Warnock's loyalty to his club's fans comes out as he tells one of his players he "was in Latvia" as the only excuse for his disappointing display, in what will always be cherished as a classic rant.
3. Kevin Keegan Would 'Love to Beat Them'
Another example of Ferguson's Manchester United mind games having some impact on their intended target, Kevin Keegan took the bait in May 1996 as his Newcastle United jostled with the Red Devils for first place.
Speaking in a pre-match interview, the Magpies manager exclaimed the eight words that will always be chronicled in Premier League history: "I would love it if we beat them."
Keegan crumbles in some emotional respect, struggling to string a two sentences together in what assuredly made for easy viewing as a Manchester United fan.
The clip has become famously linked with Keegan's name through the ages, but his passionate words weren't enough to earn his team that season's title.
2. Giovanni Trapattoni Gets a Bit Lost in Translation
Giovanni Trapattoni has been around as a manager for as long as anybody else currently heading a team, so it's only logical that the Italian firecracker has one entry on our list.
The tactical journeyman was at Bayern Munich in March 1998, when a dressing room controversy led to some resentment between players and coaching staff.
Picking out Mehmet Scholl, Mario Basler and Thomas Strunz as particular offenders, Trapattoni's decibel levels reached new heights in a statement aimed at hardening up his own players.
Big things would appear to indeed come from smaller packages.
1. John Sitton Invites His Players to Dinner (Language NSFW)
Warning: Language considered NSFW
This John Sitton tam talk really can't receive enough warnings of that nature, as in the making for documentary Orient: Club for a Fiver, the Leyton Orient boss let loose.

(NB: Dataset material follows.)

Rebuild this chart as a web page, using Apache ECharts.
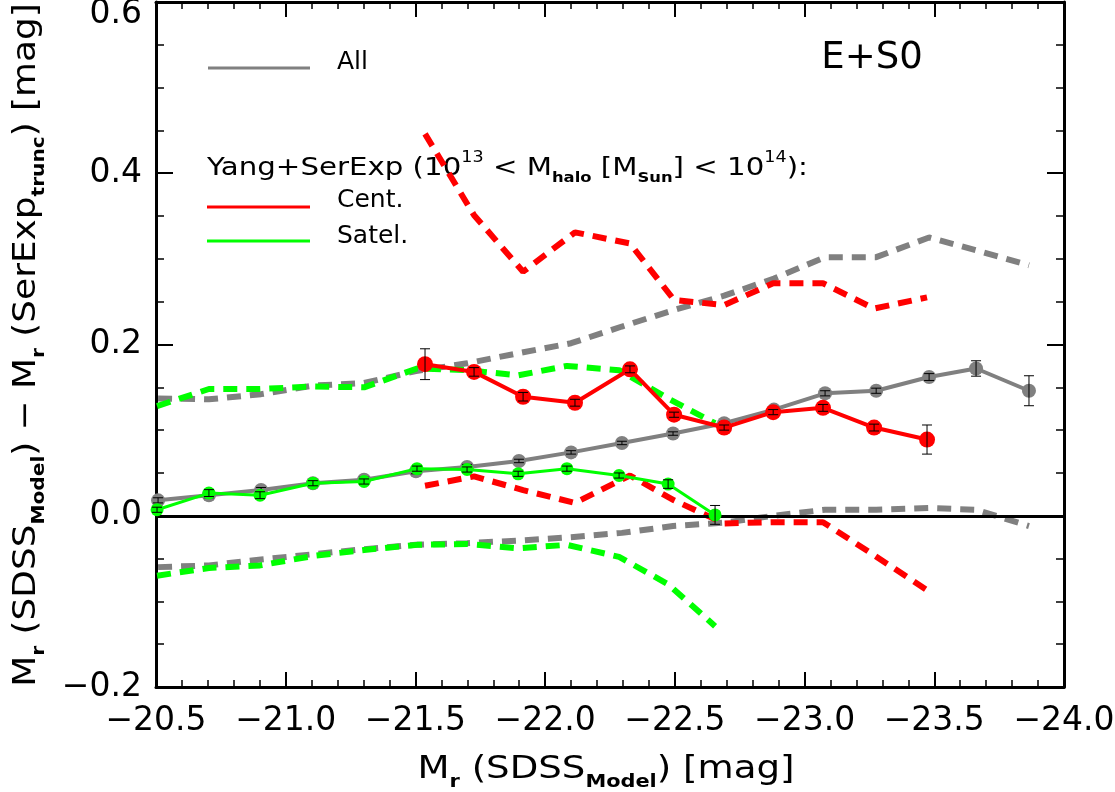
<!DOCTYPE html>
<html>
<head>
<meta charset="utf-8">
<script src="https://cdn.jsdelivr.net/npm/echarts@6/dist/echarts.min.js"></script>
<style>
  html, body { margin: 0; padding: 0; background: #fff; }
  #chart { width: 1115px; height: 792px; }
</style>
</head>
<body>
<div id="chart"></div>
<script>
// All galaxies (gray)
var xAll = [-20.508, -20.704, -20.905, -21.105, -21.302, -21.502, -21.699, -21.899, -22.10, -22.296, -22.493, -22.69, -22.882, -23.079, -23.276, -23.48, -23.661, -23.865];
var yAll = [0.018, 0.024, 0.030, 0.038, 0.042, 0.052, 0.057, 0.064, 0.074, 0.085, 0.096, 0.108, 0.124, 0.143, 0.146, 0.162, 0.172, 0.146];
var errAll = [0.003, 0.003, 0.003, 0.003, 0.003, 0.003, 0.003, 0.002, 0.002, 0.002, 0.002, 0.002, 0.002, 0.003, 0.003, 0.004, 0.009, 0.0175];
var hiAll = [0.137, 0.136, 0.142, 0.152, 0.155, 0.169, 0.178, 0.19, 0.2015, 0.221, 0.240, 0.257, 0.277, 0.302, 0.302, 0.325, 0.31, 0.2925];
var loAll = [-0.060, -0.058, -0.051, -0.045, -0.039, -0.034, -0.032, -0.029, -0.025, -0.020, -0.012, -0.008, 0.000, 0.007, 0.007, 0.009, 0.007, -0.012];

// centrals (red)
var xCen = [-21.537, -21.726, -21.915, -22.115, -22.327, -22.497, -22.69, -22.879, -23.071, -23.268, -23.472];
var yCen = [0.177, 0.168, 0.139, 0.132, 0.171, 0.118, 0.103, 0.121, 0.126, 0.103, 0.089];
var errCen = [0.018, 0.005, 0.005, 0.004, 0.004, 0.003, 0.003, 0.003, 0.004, 0.004, 0.017];
var hiCen = [0.446, 0.351, 0.285, 0.331, 0.318, 0.252, 0.246, 0.2715, 0.2715, 0.242, 0.255];
var loCen = [0.035, 0.046, 0.030, 0.015, 0.047, 0.018, -0.009, -0.0075, -0.0075, -0.046, -0.087];

// satellites (green)
var xSat = [-20.504, -20.704, -20.901, -21.105, -21.302, -21.506, -21.699, -21.896, -22.084, -22.285, -22.474, -22.655];
var ySat = [0.007, 0.0265, 0.024, 0.038, 0.040, 0.055, 0.054, 0.049, 0.055, 0.047, 0.037, 0.001];
var errSat = [0.003, 0.004, 0.004, 0.003, 0.003, 0.003, 0.003, 0.003, 0.003, 0.003, 0.005, 0.011];
var hiSat = [0.128, 0.148, 0.148, 0.151, 0.150, 0.172, 0.170, 0.164, 0.175, 0.170, 0.137, 0.108];
var loSat = [-0.070, -0.061, -0.058, -0.047, -0.040, -0.034, -0.033, -0.038, -0.034, -0.048, -0.080, -0.129];

var GRAY = '#808080', RED = '#ff0000', GREEN = '#00ff00';
var FONT = 'DejaVu Sans';

function pairs(xs, ys) {
  return xs.map(function (x, i) { return [x, ys[i]]; });
}
function triples(xs, ys, es) {
  return xs.map(function (x, i) { return [x, ys[i], es[i]]; });
}
function fmt(v) {
  return (v < 0 ? '\u2212' : '') + Math.abs(v).toFixed(1);
}

function dashed(xs, ys, color, z) {
  return {
    type: 'line', data: pairs(xs, ys), symbol: 'none', z: z,
    lineStyle: { color: color, width: 6, type: [14, 9] }
  };
}
function solid(xs, ys, color, size, width, z) {
  return {
    type: 'line', data: pairs(xs, ys), symbol: 'circle', symbolSize: size, z: z,
    lineStyle: { color: color, width: width },
    itemStyle: { color: color }
  };
}
function errbars(xs, ys, es, z) {
  return {
    type: 'custom', z: z,
    data: triples(xs, ys, es),
    renderItem: function (params, api) {
      var x = api.value(0), y = api.value(1), e = api.value(2);
      var t = api.coord([x, y + e]), b = api.coord([x, y - e]);
      var st = { stroke: '#000', lineWidth: 1 };
      return {
        type: 'group',
        children: [
          { type: 'line', shape: { x1: t[0], y1: t[1], x2: b[0], y2: b[1] }, style: st },
          { type: 'line', shape: { x1: t[0] - 5, y1: t[1], x2: t[0] + 5, y2: t[1] }, style: st },
          { type: 'line', shape: { x1: b[0] - 5, y1: b[1], x2: b[0] + 5, y2: b[1] }, style: st }
        ]
      };
    }
  };
}

var chart = echarts.init(document.getElementById('chart'));

var xBase = {
  type: 'value', min: -24, max: -20.5, interval: 0.5, inverse: true,
  splitLine: { show: false },
  axisLine: { show: true, onZero: false, lineStyle: { color: '#000', width: 3 } },
  axisTick: { show: true, inside: true, length: 15, lineStyle: { color: '#000', width: 2 } },
  minorTick: { show: true, splitNumber: 5, length: 7, lineStyle: { color: '#000', width: 1.5 } }
};
var yBase = {
  type: 'value', min: -0.2, max: 0.6, interval: 0.2,
  splitLine: { show: false },
  axisLine: { show: true, onZero: false, lineStyle: { color: '#000', width: 3 } },
  axisTick: { show: true, inside: true, length: 17, lineStyle: { color: '#000', width: 2 } },
  minorTick: { show: true, splitNumber: 4, length: 8, lineStyle: { color: '#000', width: 1.5 } }
};

var titleRich = {
  n: { fontFamily: FONT, fontSize: 32, lineHeight: 42, fill: '#000' },
  s: { fontFamily: FONT, fontSize: 18, fontWeight: 'bold', lineHeight: 18, verticalAlign: 'bottom', fill: '#000' }
};

var option = {
  animation: false,
  backgroundColor: '#fff',
  grid: { left: 156, right: 51, top: 2, bottom: 105, containLabel: false, outerBoundsMode: 'none' },
  xAxis: [
    Object.assign({}, xBase, {
      position: 'bottom',
      axisLabel: { fontFamily: FONT, fontSize: 33, color: '#000', margin: 18, formatter: fmt }
    }),
    Object.assign({}, xBase, { position: 'top', axisLabel: { show: false } })
  ],
  yAxis: [
    Object.assign({}, yBase, {
      position: 'left',
      axisLabel: {
        fontFamily: FONT, fontSize: 33, color: '#000', margin: 14,
        // top label sits just inside the frame, as in the original
        formatter: function (v) { return v > 0.59 ? '{t|' + fmt(v) + '}' : fmt(v); },
        rich: { t: { fontFamily: FONT, fontSize: 33, color: '#000', padding: [24, 0, 0, 0] } }
      }
    }),
    Object.assign({}, yBase, { position: 'right', axisLabel: { show: false } })
  ],
  graphic: [
    // axis titles
    {
      type: 'text', x: 606, y: 770, scaleX: 1.16,
      style: {
        text: '{n|M}{s|r}{n| (SDSS}{s|Model}{n|) [mag]}',
        align: 'center', verticalAlign: 'middle', rich: titleRich
      }
    },
    {
      type: 'text', x: 27, y: 345, rotation: Math.PI / 2, scaleX: 1.12,
      style: {
        text: '{n|M}{s|r}{n| (SDSS}{s|Model}{n|) \u2212 M}{s|r}{n| (SerExp}{s|trunc}{n|) [mag]}',
        align: 'center', verticalAlign: 'middle', rich: titleRich
      }
    },
    // legend block
    { type: 'line', shape: { x1: 208, y1: 68, x2: 310, y2: 68 }, style: { stroke: GRAY, lineWidth: 3 } },
    { type: 'text', x: 337, y: 62, style: { text: 'All', font: '25px "DejaVu Sans"', fill: '#000', verticalAlign: 'middle' } },
    { type: 'text', x: 872, y: 58, style: { text: 'E+S0', font: '37px "DejaVu Sans"', fill: '#000', align: 'center', verticalAlign: 'middle' } },
    {
      type: 'text', x: 207, y: 168, scaleX: 1.17,
      style: {
        text: '{n|Yang+SerExp (10}{p|13}{n| < M}{s|halo}{n| [M}{s|Sun}{n|] < 10}{p|14}{n|):}',
        verticalAlign: 'middle',
        rich: {
          n: { fontFamily: FONT, fontSize: 25, lineHeight: 34, fill: '#000' },
          s: { fontFamily: FONT, fontSize: 14, fontWeight: 'bold', lineHeight: 14, verticalAlign: 'bottom', fill: '#000' },
          p: { fontFamily: FONT, fontSize: 15, lineHeight: 15, verticalAlign: 'top', fill: '#000' }
        }
      }
    },
    { type: 'line', shape: { x1: 207, y1: 207, x2: 310, y2: 207 }, style: { stroke: RED, lineWidth: 3 } },
    { type: 'text', x: 337, y: 200, style: { text: 'Cent.', font: '25px "DejaVu Sans"', fill: '#000', verticalAlign: 'middle' } },
    { type: 'line', shape: { x1: 207, y1: 241, x2: 310, y2: 241 }, style: { stroke: GREEN, lineWidth: 3 } },
    { type: 'text', x: 337, y: 236, style: { text: 'Satel.', font: '25px "DejaVu Sans"', fill: '#000', verticalAlign: 'middle' } }
  ],
  series: [
    dashed(xAll, hiAll, GRAY, 2),
    dashed(xAll, loAll, GRAY, 2),
    dashed(xSat, hiSat, GREEN, 3),
    dashed(xSat, loSat, GREEN, 3),
    dashed(xCen, hiCen, RED, 3),
    dashed(xCen, loCen, RED, 3),
    Object.assign(solid(xAll, yAll, GRAY, 14, 4, 4), {
      markLine: {
        silent: true, symbol: 'none', label: { show: false },
        lineStyle: { color: '#000', width: 3, type: 'solid' },
        data: [{ yAxis: 0 }]
      }
    }),
    errbars(xAll, yAll, errAll, 5),
    solid(xSat, ySat, GREEN, 13, 3, 6),
    errbars(xSat, ySat, errSat, 7),
    solid(xCen, yCen, RED, 16, 4, 8),
    errbars(xCen, yCen, errCen, 9)
  ]
};

chart.setOption(option);
</script>
</body>
</html>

With expletives accounting for every second word, Sitton delivered a shocking pep talk in February 1995 with his team 1-0 down at home to Blackpool.
Appearing to offer his players out for a fight, Sitton suggests: "And you can pair up if you like, and you can f*****g pick someone else to help you, and you can bring your f*****g dinner."
Do we know what it means? No. Did Sitton? Probably not, no.